■ EXERCISE BRIEF: Only the lines from the start of the data below through the line that contains "const yDomain = [-12, 2];" are to be copied, exactly and without pictures.

■ DATA EXCERPT:
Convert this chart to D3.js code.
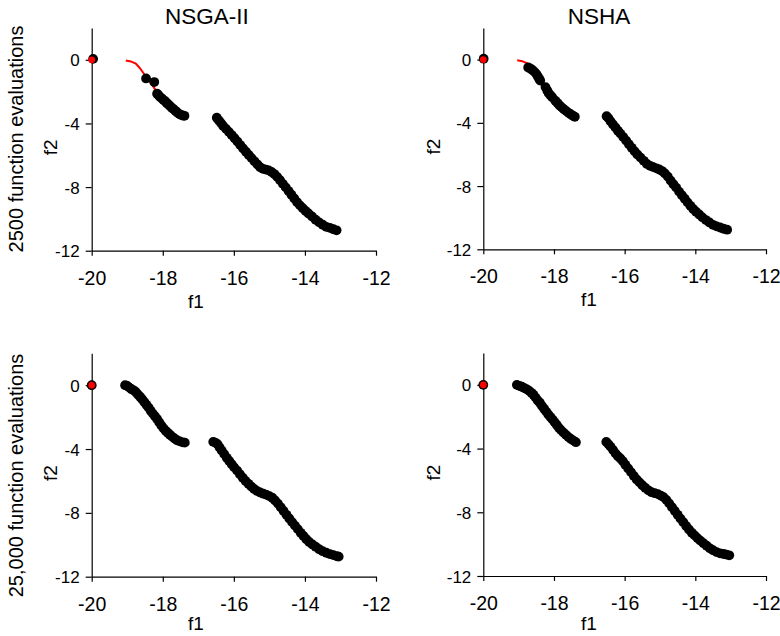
<!DOCTYPE html>
<html>
<head>
<meta charset="utf-8">
<script src="https://cdn.jsdelivr.net/npm/d3@7"></script>
<style>
  html, body { margin: 0; padding: 0; background: #fff; }
  svg text { font-family: "Liberation Sans", Arial, Helvetica, sans-serif; fill: #000; }
</style>
</head>
<body>
<svg id="chart" width="780" height="636"></svg>
<script>
// ---------------- DATA ----------------
const columnTitles = ["NSGA-II", "NSHA"];
const rowTitles = ["2500 function evaluations", "25,000 function evaluations"];
const xTicks = [-20, -18, -16, -14, -12];
const yTicks = [0, -4, -8, -12];
const xDomain = [-20, -12];
const yDomain = [-12, 2];

// true Pareto front (red)
const trueIsolated = [-20, 0];
const trueFrontA = [[-19.04,-0.04],[-18.90,-0.10],[-18.76,-0.24],[-18.66,-0.48],[-18.56,-0.78],[-18.47,-1.08],[-18.36,-1.38],[-18.26,-1.70],[-18.17,-2.03],[-18.05,-2.35],[-17.92,-2.66],[-17.78,-2.95],[-17.64,-3.22],[-17.50,-3.45],[-17.38,-3.58]];
const trueFrontB = [[-16.52,-3.58],[-16.40,-3.92],[-16.26,-4.32],[-16.10,-4.72],[-15.92,-5.25],[-15.72,-5.80],[-15.52,-6.30],[-15.32,-6.64],[-15.14,-6.84],[-14.98,-6.96],[-14.86,-7.18],[-14.72,-7.55],[-14.56,-8.05],[-14.40,-8.52],[-14.22,-9.00],[-14.02,-9.48],[-13.80,-9.92],[-13.58,-10.26],[-13.36,-10.52],[-13.18,-10.66],[-13.06,-10.74]];

// obtained solutions (black), one list per panel
const nsga2500 = [
  [-19.96,0.06],
  [-18.47,-1.17],[-18.24,-1.40],
  [-18.16,-2.13],[-18.12,-2.22],[-18.08,-2.33],[-18.03,-2.42],[-17.98,-2.53],[-17.93,-2.61],[-17.89,-2.72],[-17.84,-2.81],[-17.79,-2.92],[-17.74,-3.03],[-17.69,-3.11],[-17.64,-3.22],[-17.59,-3.31],[-17.54,-3.40],[-17.49,-3.46],[-17.44,-3.50],[-17.39,-3.52],
  [-16.48,-3.64],[-16.42,-3.82],[-16.36,-3.98],[-16.30,-4.16],[-16.22,-4.34],[-16.14,-4.53],[-16.06,-4.73],[-15.98,-4.93],[-15.90,-5.14],[-15.82,-5.36],[-15.74,-5.57],[-15.66,-5.78],[-15.58,-5.98],[-15.50,-6.18],[-15.42,-6.38],[-15.34,-6.57],[-15.26,-6.75],[-15.18,-6.85],[-15.10,-6.90],[-15.02,-6.95],[-14.94,-7.05],[-14.86,-7.18],[-14.78,-7.36],[-14.70,-7.57],[-14.62,-7.80],[-14.54,-8.02],[-14.46,-8.25],[-14.38,-8.48],[-14.30,-8.72],[-14.22,-8.95],[-14.14,-9.15],[-14.06,-9.33],[-13.98,-9.50],[-13.90,-9.66],[-13.80,-9.85],[-13.70,-10.05],[-13.60,-10.22],[-13.50,-10.37],[-13.40,-10.50],[-13.30,-10.56],[-13.20,-10.65],[-13.11,-10.72]
];
const nsha2500 = [
  [-19.99,0.06],
  [-18.73,-0.50],[-18.68,-0.55],[-18.62,-0.64],[-18.56,-0.76],[-18.50,-0.90],[-18.46,-1.05],[-18.42,-1.21],[-18.39,-1.32],
  [-18.24,-1.74],[-18.19,-1.95],[-18.15,-2.12],[-18.10,-2.25],[-18.05,-2.38],[-17.96,-2.60],[-17.90,-2.75],[-17.84,-2.90],[-17.78,-3.02],[-17.72,-3.14],[-17.65,-3.26],[-17.58,-3.38],[-17.52,-3.47],[-17.46,-3.55],[-17.41,-3.62],
  [-16.51,-3.58],[-16.46,-3.70],[-16.40,-3.90],[-16.33,-4.10],[-16.26,-4.30],[-16.19,-4.50],[-16.12,-4.68],[-16.04,-4.90],[-15.96,-5.12],[-15.88,-5.35],[-15.80,-5.58],[-15.72,-5.80],[-15.64,-6.00],[-15.55,-6.20],[-15.46,-6.40],[-15.37,-6.60],[-15.28,-6.72],[-15.19,-6.80],[-15.10,-6.88],[-15.02,-6.95],[-14.94,-7.05],[-14.86,-7.20],[-14.78,-7.40],[-14.70,-7.65],[-14.62,-7.88],[-14.54,-8.10],[-14.46,-8.35],[-14.38,-8.58],[-14.30,-8.80],[-14.22,-9.03],[-14.14,-9.25],[-14.06,-9.45],[-13.98,-9.62],[-13.89,-9.80],[-13.80,-9.98],[-13.70,-10.15],[-13.60,-10.30],[-13.50,-10.45],[-13.40,-10.55],[-13.30,-10.62],[-13.20,-10.70],[-13.10,-10.76]
];
const nsga25000 = [
  [-20.00,0.00],
  [-19.06,0.00],[-19.00,-0.05],[-18.94,-0.15],[-18.88,-0.25],[-18.82,-0.32],[-18.76,-0.42],[-18.70,-0.58],[-18.64,-0.72],[-18.58,-0.88],[-18.52,-1.05],[-18.46,-1.22],[-18.40,-1.40],[-18.34,-1.60],[-18.28,-1.78],[-18.22,-1.95],[-18.16,-2.12],[-18.10,-2.32],[-18.04,-2.52],[-17.98,-2.70],[-17.92,-2.85],[-17.86,-2.98],[-17.80,-3.10],[-17.74,-3.22],[-17.67,-3.34],[-17.60,-3.45],[-17.52,-3.52],[-17.44,-3.58],[-17.38,-3.60],
  [-16.58,-3.55],[-16.52,-3.60],[-16.46,-3.70],[-16.40,-3.90],[-16.34,-4.10],[-16.27,-4.32],[-16.20,-4.55],[-16.13,-4.75],[-16.06,-4.95],[-15.99,-5.15],[-15.91,-5.35],[-15.83,-5.58],[-15.75,-5.80],[-15.67,-6.00],[-15.59,-6.18],[-15.51,-6.35],[-15.43,-6.50],[-15.35,-6.62],[-15.26,-6.72],[-15.17,-6.80],[-15.08,-6.87],[-15.00,-6.95],[-14.92,-7.05],[-14.84,-7.22],[-14.76,-7.42],[-14.68,-7.65],[-14.60,-7.88],[-14.52,-8.12],[-14.44,-8.35],[-14.36,-8.58],[-14.28,-8.80],[-14.20,-9.02],[-14.12,-9.25],[-14.04,-9.45],[-13.96,-9.65],[-13.88,-9.82],[-13.79,-9.98],[-13.70,-10.12],[-13.60,-10.28],[-13.50,-10.40],[-13.40,-10.50],[-13.30,-10.58],[-13.20,-10.65],[-13.10,-10.72],[-13.05,-10.74]
];
const nsha25000 = [
  [-20.00,0.00],
  [-19.05,0.00],[-18.98,-0.06],[-18.91,-0.12],[-18.84,-0.20],[-18.77,-0.28],[-18.70,-0.38],[-18.64,-0.50],[-18.58,-0.62],[-18.52,-0.80],[-18.46,-0.98],[-18.40,-1.12],[-18.34,-1.32],[-18.28,-1.50],[-18.22,-1.68],[-18.16,-1.86],[-18.10,-2.02],[-18.04,-2.18],[-17.98,-2.35],[-17.92,-2.52],[-17.86,-2.70],[-17.80,-2.84],[-17.73,-3.00],[-17.66,-3.14],[-17.59,-3.28],[-17.52,-3.40],[-17.45,-3.50],[-17.38,-3.60],
  [-16.52,-3.58],[-16.46,-3.72],[-16.40,-3.88],[-16.33,-4.08],[-16.26,-4.30],[-16.19,-4.48],[-16.12,-4.62],[-16.05,-4.80],[-15.98,-5.02],[-15.90,-5.25],[-15.82,-5.48],[-15.74,-5.72],[-15.66,-5.94],[-15.58,-6.12],[-15.50,-6.30],[-15.42,-6.46],[-15.33,-6.62],[-15.24,-6.74],[-15.15,-6.80],[-15.06,-6.86],[-14.98,-6.95],[-14.90,-7.05],[-14.82,-7.22],[-14.74,-7.44],[-14.66,-7.68],[-14.58,-7.92],[-14.50,-8.16],[-14.42,-8.40],[-14.34,-8.62],[-14.26,-8.86],[-14.18,-9.08],[-14.10,-9.28],[-14.02,-9.45],[-13.94,-9.62],[-13.86,-9.78],[-13.77,-9.94],[-13.68,-10.10],[-13.59,-10.26],[-13.50,-10.38],[-13.40,-10.50],[-13.30,-10.58],[-13.20,-10.62],[-13.12,-10.66],[-13.04,-10.70]
];

// ---------------- LAYOUT ----------------
const panels = [
  {row:0, col:0, pts:nsga2500,  x0:91.7,  x1:376, yTop:28,    yBot:250.7, trueStyle:"plain"},
  {row:0, col:1, pts:nsha2500,  x0:483.3, x1:766, yTop:28,    yBot:249.3, trueStyle:"plain"},
  {row:1, col:0, pts:nsga25000, x0:91.7,  x1:376, yTop:353.3, yBot:576.7, trueStyle:"outlined"},
  {row:1, col:1, pts:nsha25000, x0:483.3, x1:766, yTop:353,   yBot:576,   trueStyle:"outlined"}
];

const svg = d3.select("#chart");
const font = '"Liberation Sans", Arial, Helvetica, sans-serif';

// column titles
const titleX = [207, 599];
columnTitles.forEach((t, i) => {
  svg.append("text").attr("x", titleX[i]).attr("y", 24)
    .attr("text-anchor", "middle").style("font-size", "22.5px").text(t);
});
// row titles
const rowCenterY = [139, 475.5];
rowTitles.forEach((t, i) => {
  svg.append("text")
    .attr("transform", `translate(23,${rowCenterY[i]}) rotate(-90)`)
    .attr("text-anchor", "middle").style("font-size", "20px").text(t);
});

const line = d3.line();
const f1Offset = [57, 53.5];

panels.forEach(p => {
  const x = d3.scaleLinear().domain(xDomain).range([p.x0, p.x1]);
  const y = d3.scaleLinear().domain(yDomain).range([p.yBot, p.yTop]);
  const g = svg.append("g");

  // x axis
  const xAxis = d3.axisBottom(x).tickValues(xTicks).tickSize(5).tickSizeOuter(0).tickPadding(0)
    .tickFormat(d => String(d));
  const gx = g.append("g").attr("transform", `translate(0,${p.yBot})`).call(xAxis);
  gx.select(".domain").attr("stroke", "#000").attr("stroke-width", 1.2);
  gx.selectAll(".tick line").attr("stroke", "#000").attr("stroke-width", 1.2);
  gx.selectAll(".tick text").attr("y", 34).attr("dy", null)
    .style("font-size", "19.5px").style("font-family", font).attr("fill", "#000");

  // y axis
  const yAxis = d3.axisLeft(y).tickValues(yTicks).tickSize(6).tickSizeOuter(0).tickPadding(0)
    .tickFormat(d => String(d));
  const gy = g.append("g").attr("transform", `translate(${p.x0},0)`).call(yAxis);
  gy.select(".domain").attr("stroke", "#000").attr("stroke-width", 1.2);
  gy.selectAll(".tick line").attr("stroke", "#000").attr("stroke-width", 1.2);
  gy.selectAll(".tick text").attr("x", -12).attr("dy", "0.36em")
    .style("font-size", "17px").style("font-family", font).attr("fill", "#000");

  // axis labels
  const cx = p.col === 0 ? 196 : 589;
  const bx = p.col === 0 ? 56.5 : 440;
  g.append("text").attr("x", cx).attr("y", p.yBot + f1Offset[p.row])
    .attr("text-anchor", "middle").style("font-size", "19px").text("f1");
  g.append("text")
    .attr("transform", `translate(${bx},${(p.yTop + p.yBot) / 2 + 8}) rotate(-90)`)
    .attr("text-anchor", "middle").style("font-size", "19px").text("f2");

  // true front (red line)
  [trueFrontA, trueFrontB].forEach(seg => {
    g.append("path")
      .attr("d", line(seg.map(d => [x(d[0]), y(d[1])])))
      .attr("fill", "none").attr("stroke", "#ff0000").attr("stroke-width", 2);
  });

  // obtained points (black)
  g.append("g").selectAll("circle").data(p.pts).join("circle")
    .attr("cx", d => x(d[0])).attr("cy", d => y(d[1])).attr("r", 4.9)
    .attr("fill", "#000");

  // isolated true point (red)
  const rc = g.append("circle")
    .attr("cx", x(trueIsolated[0])).attr("cy", y(trueIsolated[1]))
    .attr("fill", "#ff0000");
  if (p.trueStyle === "outlined") {
    rc.attr("r", 4).attr("stroke", "#000").attr("stroke-width", 1);
  } else {
    rc.attr("r", 3.4);
  }
});
</script>
</body>
</html>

■ WRITTEN RESPONSE:
Convert this chart to D3.js code.
<!DOCTYPE html>
<html>
<head>
<meta charset="utf-8">
<script src="https://cdn.jsdelivr.net/npm/d3@7"></script>
<style>
  html, body { margin: 0; padding: 0; background: #fff; }
  svg text { font-family: "Liberation Sans", Arial, Helvetica, sans-serif; fill: #000; }
</style>
</head>
<body>
<svg id="chart" width="780" height="636"></svg>
<script>
// ---------------- DATA ----------------
const columnTitles = ["NSGA-II", "NSHA"];
const rowTitles = ["2500 function evaluations", "25,000 function evaluations"];
const xTicks = [-20, -18, -16, -14, -12];
const yTicks = [0, -4, -8, -12];
const xDomain = [-20, -12];
const yDomain = [-12, 2];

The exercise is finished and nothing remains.